Pendant mon séjour sur une montagne voisine de Cullera, au nord de l'emboucbure du rio Xucar, et au sud de l'Albuféra, je conçus, un moment, le projet d'établir une station sur les montagnes élevées qui se voient en face. J'allai la visiter. L'alcade d'un des villages voisins m'avertit du danger auquel j'allais m'exposer. «Ces montagnes, me dit-il, servent de repaire à une foule de voleurs de grand chemin.» Je requis la garde nationale, comme j'en avais le pouvoir. Mon escorte fut prise par les voleurs pour une expédition dirigée contre eux, et ils se répandirent aussitôt dans la riche plaine que le Xucar arrose. A mon retour, je trouvai le combat engagé entre eux et les autorités de Cullera. Il y eut des blessés des deux parts, et si je me le rappelle bien, un alguazil resta même sur le carreau.

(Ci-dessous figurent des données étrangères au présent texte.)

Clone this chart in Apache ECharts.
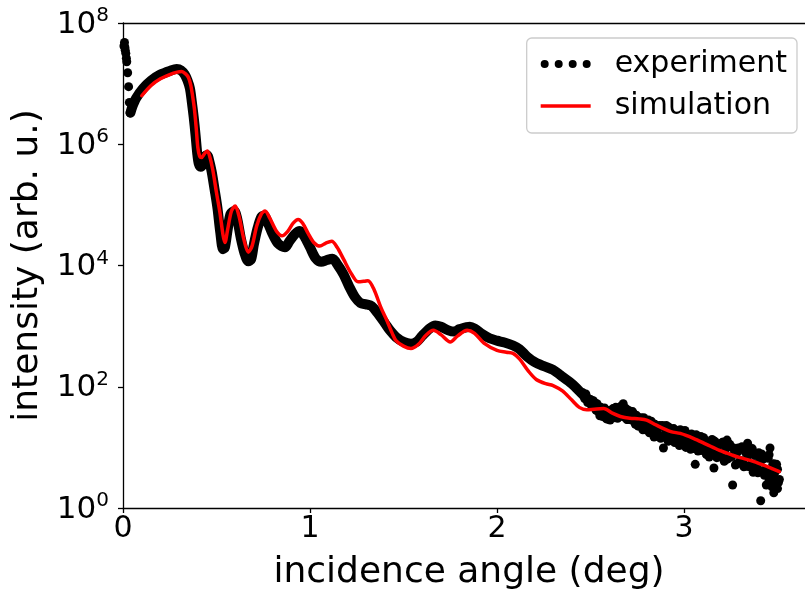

Le lendemain matin, je regagnai ma station. Le nuit suivante fut horrible ; il tombait une pluie diluvienne. Vers minuit, on frappa à la porte de ma cabane. Sur la question : «Qui va là ?» on répondit : «Un garde de la douane,qui vous demande un refuge pour quelques heures.» Mon domestique ayant ouvert, je vis entrer un homme magnifique, armé jusqu'aux dents. Il se coucha par terre et s'endormit. Le matin, pendant que je causais avec lui, à la porte de ma cabane, ses yeux s'animèrent en voyant sur le penchant de la montagne deux personnes, l'alcade de Cullera et son principal alguazil, qui venaient me rendre visite. «Monsieur, s'écria-t-il, il ne faut rien moins que la reconnaissance que je vous dois, à raison du service que vous m'avez rendu cette nuit, pour que je ne saisisse pas cette occasion de me débarrasser, par un coup de carabine, de mon plus cruel ennemi. Adieu, Monsieur !» Et il partit, léger comme une gazelle, sautant de rocher en rocher.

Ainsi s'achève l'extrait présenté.